Por Robert Fisk
Lo extrañaremos. Su sonrisa insolente, sus ojos de ardilla, la barba como de la Armada española, el loco presidente que alguna vez afirmó que una nube surgió por encima de su cabeza en la ONU, para luego negar haber dicho tal tontería, y después confesar que sí lo dijo cuando se le obligó a enfrentar la grabación de su santa expresión.
Cuando trató de ascender a su oficina privada al teniente más digno de su confianza, se encontró con que su amigo había sido acusado de practicar artes oscuras y brujería. Sólo el ex ministro israelí del Exterior Avigdor Lieberman, quien alguna vez telegrafió a las cancillerías europeas fotografías del granmufti de Jerusalén, fallecido mucho tiempo antes, charlando con Adolfo Hitler, podía ser rival de Mahmud Ajmadineyad en términos de conducta absurda, pura y sin adulterar.
A veces sentía uno pena –lo cual no es nada fácil– tanto por el ayatola Alí Jamenei, el líder supremo de la necrocracia iraní, como por Benjamin Netanyahu, el primer ministro de Ese País. Ambos eran racistas: Ajmadineyad contra los judíos y Lieberman contra los árabes y ambos avergonzaron a sus países.
Ajmadineyad sabía cómo enfurecer a los estadunidenses; Israel hacía lo propio con los rusos, los iraníes en el exilio y Estados Unidos, todos al mismo tiempo.
El actual presidente iraní dijo que el Holocausto era una exageración, que elrégimen israelí debía ser borrado del mapa. Todavía hay quienes discuten la traducción que recibieron estas afirmaciones, independientemente de lo que digan los israelíes. Ajmadineyad también aseguró que Teherán seguiría desarrollando su tecnología nuclear, sin importar cuántas veces Tel Aviv y Washington amenazaran con bombardear Irán. Por lo menos las leyes iraníes prohíben que se lance a un tercer mandato estilo Roosevelt.
Todos sabían que Ajmadineyad jamás tendría permiso de poner el dedo en ningún botón nuclear; muchos dudaban de que supiera la diferencia entre la física nuclear y la corriente eléctrica, pero logró con eficiencia volverse una figura tan odiada como Kadafi y otros delirantes líderes de Medio Oriente y dañó, de paso e irremediablemente, la reputación que tenía Irán como Estado serio e histórico.
Claro que esto tiene su lado menos evidente. Mientras nosotros lo odiábamos, no le prestamos atención a la popularidad que Ajmadineyad tenía con los pobres. Que levante la mano quien sepa del prestigio que logró al instituir pensiones para miles de mujeres que quedaron ciegas a los 40 años debido a su profesión de tejedoras de alfombras.

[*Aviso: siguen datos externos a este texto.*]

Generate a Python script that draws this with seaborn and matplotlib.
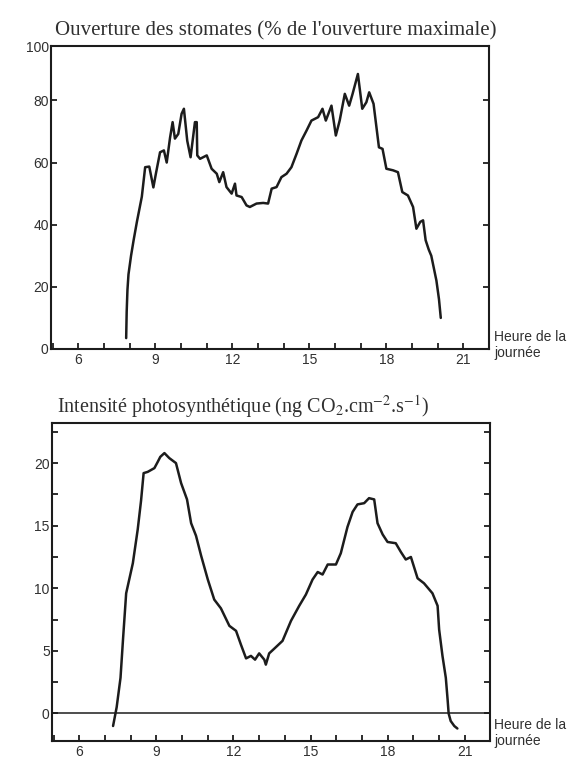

Con todo, quién podría olvidar el horror, la tortura y los asesinatos que siguieron a su disputada relección en 2009, y que sorprendió incluso a sus simpatizantes del clero. Su simplicidad parecía ser el medio de contención de su cinismo cobarde.
Cuando le pregunté, tras dicha relección, si podía garantizar que ninguna joven volvería a ser ahorcada como aquella muchacha de 22 años que fue arrastrada a la horca mientras gritaba y pedía ayuda a su madre por su teléfono celular, me miró con esos ojos gentiles y dijo: Personalmente, yo no lastimaría ni a una mosca. Y luego me dio toda una lección sobre la independencia del sistema judicial iraní.
Sí, lo extrañaremos, pero no tanto. Un amigo mío me contó que a Ajmadineyad lo espera un puesto académico como catedrático en planeación urbana. Bueno, al menos eso lo mantendrá alejado del departamento de física nuclear.